Acknowledging that the Portia Simpson-Miller government of the 2012-2017 of which he was a part of, started the process of macroeconomic stability, which has continued under the current administration, Bunting chided the government for not bringing about the transformation necessary for making Jamaica efficient and competitive. Making his Sectoral Debate contribution in parliament yesterday, Bunting brough graphs and data showing and emphasizing the poor record of the government in transforming the economy for long-term economic growth.

“Jamaica’s long-term economic growth remains among the weakest in the developing world. Real GDP growth has averaged approximately one percent per annum over several decades. Labour productivity has declined. Foreign direct investment inflows have fallen sharply from their previous highs,” Bunting told House of Representatives. He declared that the government has only stabilised the economy without transforming it, citing that gross fixed capital formation has weakened while real wages remain under pressure. 

Jamaica’s productivity emergency 

Bunting made reference to the IMF, World Bank and the OECD, which has all reached broadly similar conclusions that countries that fail to improve productivity eventually encounter a ceiling beyond, which growth becomes difficult, wages stagnate and economic opportunities diminish. Bunting posited that this is precisely where Jamaica finds itself today.

He zoomed in on the performance of Jamaica’s labour productivity over the last quarter century, where an entire generation has grown up in an environment of declining productivity. According to the Opposition Spokesman, “Jamaica’s labour productivity today, measured by real GDP per worker, remains below where it stood 25 years ago. During the same period, labour productivity in the United States increased by some 50 percent. China’s labour productivity increased by more than four hundred percent.”

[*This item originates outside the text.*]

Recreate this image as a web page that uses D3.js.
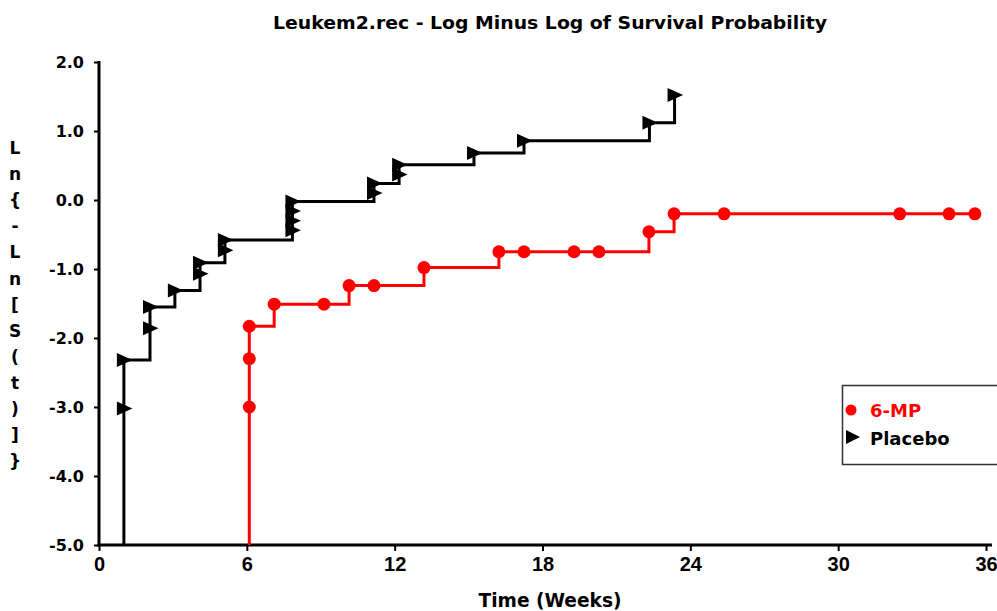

Closer to home, countries in Latin America and the Caribbean with which Jamaica competes directly for investment and export opportunities have achieved substantially stronger outcomes in labour productivity. Bunting refenced total factor productivity, which accounts for a significant share of long-term economic growth stating that Jamaica has remained weak in this area for decades.

“What the graph shows (since 2021 is the base year) is that for our entire history since independence Jamaica allocated and combined resources more efficiently than it is doing currently. This is not a productivity challenge, it is a national emergency,” the Opposition Spokesman remarked. 

This matters Bunting contends is profoundly because productivity growth is not simply another economic indicator. It is the primary source of long-term improvements in living standards.